Basic landline telephone service in areas such as Franklin County could be history in a bill that cleared the Senate Thursday.
Senate Bill 99, passed by 34-4 vote, would allow phone service providers to discontinue landlines in areas with more than 15,000 housing units. A provision in the legislation, commonly referred to as the AT&T bill, would allow those in less populous rural regions to keep current landlines, a concern that doomed SB 99’s predecessors in the previous two sessions.
Landline phone customers in areas with fewer than 15,000 residential units could try wireless or Internet-based service, but SB 99 would allow those customers to switch back within 30 days if they’re not satisfied, said Sen. Paul Hornback, a Shelbyville Republican and sponsor of the bill.
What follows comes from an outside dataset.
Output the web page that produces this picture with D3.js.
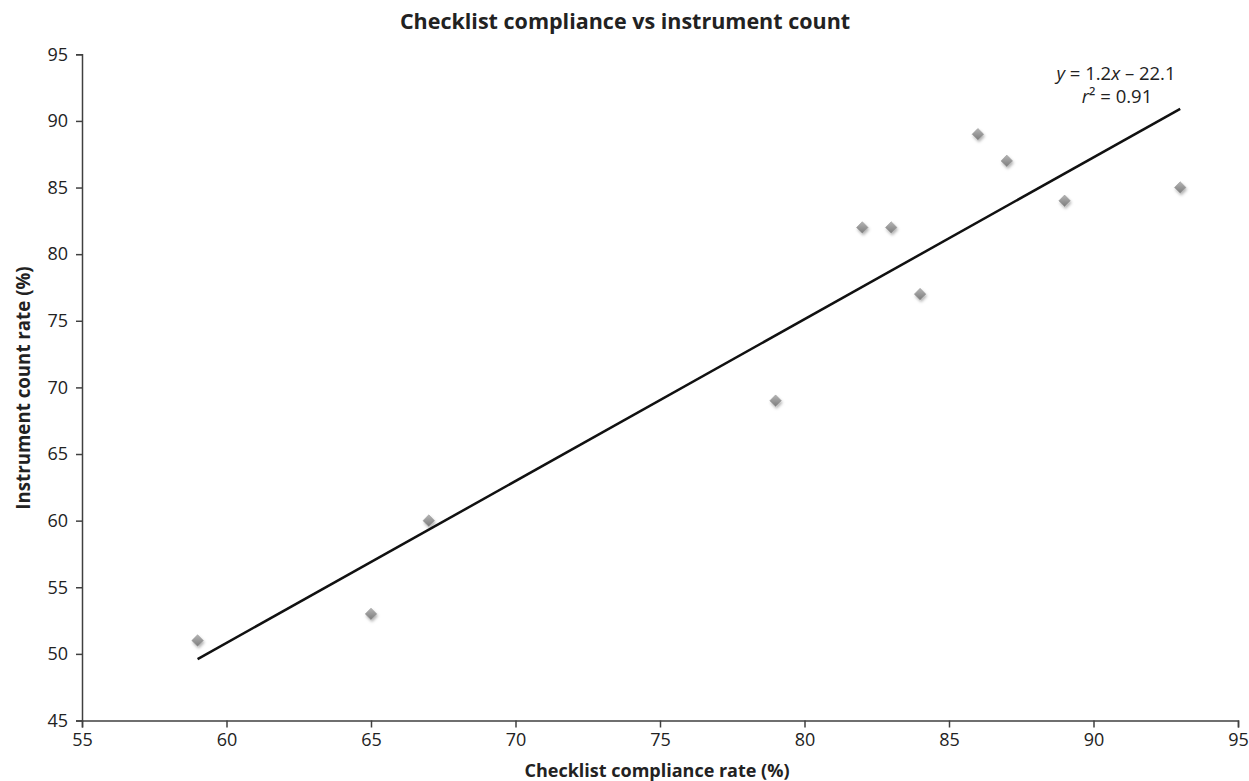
<!DOCTYPE html>
<html><head><meta charset="utf-8">
<script src="https://cdn.jsdelivr.net/npm/d3@7"></script>
<style>body{margin:0;background:#fff;} svg{display:block;}</style>
</head><body>
<svg id="c" width="1249" height="781"></svg>
<script>
const compliance = [59, 65, 67, 79, 82, 83, 84, 86, 87, 89, 93];
const instrument = [51, 53, 60, 69, 82, 82, 77, 89, 87, 84, 85];
const xTicks = [55, 60, 65, 70, 75, 80, 85, 90, 95];
const yTicks = [45, 50, 55, 60, 65, 70, 75, 80, 85, 90, 95];
const titleText = "Checklist compliance vs instrument count";
const xLabel = "Checklist compliance rate (%)";
const yLabel = "Instrument count rate (%)";

const font = "'Open Sans', sans-serif";
const svg = d3.select("#c");
const x = d3.scaleLinear().domain([55, 95]).range([82, 1238]);
const y = d3.scaleLinear().domain([45, 95]).range([720.5, 54.3]);

const defs = svg.append("defs");
const g = defs.append("linearGradient").attr("id","mk").attr("x1","0").attr("y1","0").attr("x2","0").attr("y2","1");
g.append("stop").attr("offset","0%").attr("stop-color","#b4b4b4");
g.append("stop").attr("offset","100%").attr("stop-color","#7c7c7c");
const f = defs.append("filter").attr("id","sh").attr("x","-50%").attr("y","-50%").attr("width","200%").attr("height","200%");
f.append("feDropShadow").attr("dx",1).attr("dy",2).attr("stdDeviation",1.5).attr("flood-color","#000").attr("flood-opacity",0.3);

// axes
const xAxis = d3.axisBottom(x).tickValues(xTicks).tickSizeOuter(0).tickSize(7).tickPadding(6);
const yAxis = d3.axisLeft(y).tickValues(yTicks).tickSizeOuter(0).tickSize(6).tickPadding(8);
const gx = svg.append("g").attr("transform", `translate(0,${y(45)})`).call(xAxis);
const gy = svg.append("g").attr("transform", `translate(${x(55)},0)`).call(yAxis);
[gx, gy].forEach(a => {
  a.selectAll("path, line").attr("stroke", "#404040").attr("stroke-width", 1.5);
  a.selectAll("text").attr("font-family", font).attr("font-size", 18).attr("fill", "#222");
});

// regression
const n = compliance.length;
const mx = d3.mean(compliance), my = d3.mean(instrument);
let sxy = 0, sxx = 0, syy = 0;
for (let i = 0; i < n; i++) {
  sxy += (compliance[i]-mx)*(instrument[i]-my);
  sxx += (compliance[i]-mx)**2;
  syy += (instrument[i]-my)**2;
}
const slope = sxy/sxx, icpt = my - slope*mx;
const r2 = (sxy*sxy)/(sxx*syy);
const x0 = d3.min(compliance), x1 = d3.max(compliance);
svg.append("line")
  .attr("x1", x(x0)).attr("y1", y(slope*x0+icpt))
  .attr("x2", x(x1)).attr("y2", y(slope*x1+icpt))
  .attr("stroke", "#111").attr("stroke-width", 2.5);

// markers
svg.append("g").selectAll("path").data(compliance.map((c,i)=>[c, instrument[i]])).join("path")
  .attr("d", d3.symbol(d3.symbolDiamond2, 85)())
  .attr("transform", d => `translate(${x(d[0])},${y(d[1])})`)
  .attr("fill", "url(#mk)").attr("stroke", "#9a9a9a").attr("stroke-width", 0.6)
  .attr("filter", "url(#sh)");

// equation
const eq = svg.append("text").attr("x", 1116).attr("y", 80).attr("text-anchor","middle")
  .attr("font-family", font).attr("font-size", 18.5).attr("fill","#222");
eq.append("tspan").attr("font-style","italic").text("y");
eq.append("tspan").text(" = " + slope.toFixed(1));
eq.append("tspan").attr("font-style","italic").text("x");
eq.append("tspan").text(" \u2013 " + Math.abs(icpt).toFixed(1));
const eq2 = svg.append("text").attr("x", 1117).attr("y", 103).attr("text-anchor","middle")
  .attr("font-family", font).attr("font-size", 18.5).attr("fill","#222");
eq2.append("tspan").attr("font-style","italic").text("r");
eq2.append("tspan").text("\u00b2 = " + r2.toFixed(2));

// title & labels
svg.append("text").attr("x", 625).attr("y", 29).attr("text-anchor","middle")
  .attr("font-family", font).attr("font-weight","bold").attr("font-size", 21.5).attr("fill","#222").text(titleText);
svg.append("text").attr("x", 657).attr("y", 777).attr("text-anchor","middle")
  .attr("font-family", font).attr("font-weight","bold").attr("font-size", 18).attr("fill","#222").text(xLabel);
svg.append("text").attr("transform", "translate(30,388) rotate(-90)").attr("text-anchor","middle")
  .attr("font-family", font).attr("font-weight","bold").attr("font-size", 18.7).attr("fill","#222").text(yLabel);
</script>
</body></html>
“It protects all the people so their landlines will not be taken out,” Hornback said on the Senate floor. “That’s a big change for this year. There’s much, much more protection in here than there was last year in this bill.”
Senate Minority Leader R.J. Palmer praised both the bill’s potential for upgrading telecommunication infrastructure in Kentucky, thus making some areas more attractive to prospective businesses, and Hornback’s approach to ensure it stands a better chance of becoming law.
“Is this legislation perfect? No, it’s not, and I’m not sure in an industry that’s regulated at the federal level and here at the state that we can come up with legislation that is perfect,” said Palmer, D-Winchester. “But I think it is one that is of significant improvement.”
House Speaker Greg Stumbo did not speculate on the bill’s chances in his chamber, saying he had not seen the current version of SB 99.
He opposed last year’s incarnation of SB 99, which cleared the Senate by a tighter 24-13 vote but did not go before a House committee. In some remote areas, he said, cell phone coverage is nonexistent and landlines remain “the only link people in that community have in case of emergency,” particularly the elderly.
“Under current law, I don’t have to worry that somebody’ll call me and say, ‘I couldn’t contact somebody by telephone,’ and if the bill as drafted previously would have gone into effect, then the landlines would have been removed,” said Stumbo, D-Prestonsburg. “I might’ve gotten that call and I’m not wanting to get that call, so unless that fear is alleviated, I can’t support the bill.”